Memminger gave her, not a pass, but at least a note introducing her to
Gen. John Winder, who was in charge of the prisons and police force in
Richmond.
By the time she arrived at his office, she knew what she would do. "Sir!
Oh, sir! Your hair! It is magnificent! So full and white! Why it could
adorn the temple of the Roman gods themselves!"
Gen. Winder gave her a pass -- the first of many that he gave her during
the course of the war.
Aunt Betty went right home and began to prepare. She and her mother still
had the farm outside Richmond, so they were able to bring plenty of fruits
and vegetables to the prisoners. They also brought paper and pens so the
men could write letters; they brought books from their own library, and
soap, and needles and thread, and rags for handkerchiefs and bandages.
When Aunt Betty arrived at Libby
Prison with her pass, Lt. Kelly, a Confederate guard at the prison, ushered
her in. She stood in the doorway looking in at the prisoners. "This
is even worse than I had expected. They are so crowded in here! Where
do they sleep?"
"Oh, Ma'am," said Lt.
Kelly, "Right where you see them. There is nowhere else."
"So many of them look sick.
And it is simply stifling. How can they breathe?"

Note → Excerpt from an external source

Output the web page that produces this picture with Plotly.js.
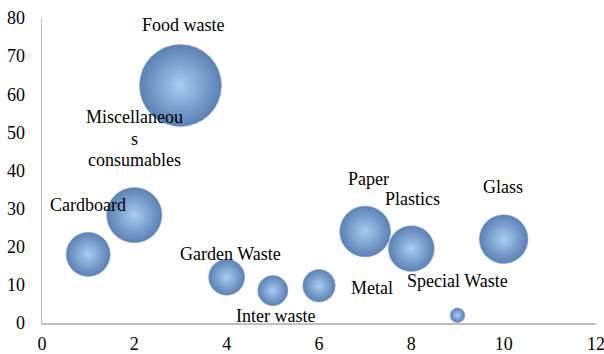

"Ma'am, you are not nauseous
from the stench are you?"
"Certainly not. I am ready
to go in."
"What a lady! Here, let me
help you pass out these things."
And Lt. Kelly took Aunt Betty's
basket and went in one direction, while she went in the other. As soon
as his back was turned, one of the prisoners pushed a letter into her
hand.
"Please, Ma'am; my wife is
sick at home. Could you get this letter to her? She will think I am dead
otherwise."
Aunt Betty said, "Of course,"
and slipped it into her sleeve.
Another prisoner had been writing
on a piece of sacking paper, and he shoved that into her hand as well.
"Please! You must get this
to a Union officer, no one else. As quickly as possible. It is very important."
Aunt Betty slipped that into her
sleeve as well. When she got home, she looked at the message and found
it had been written in code.
And so without quite intending
it, she had passed from being a union supporter to being a union spy!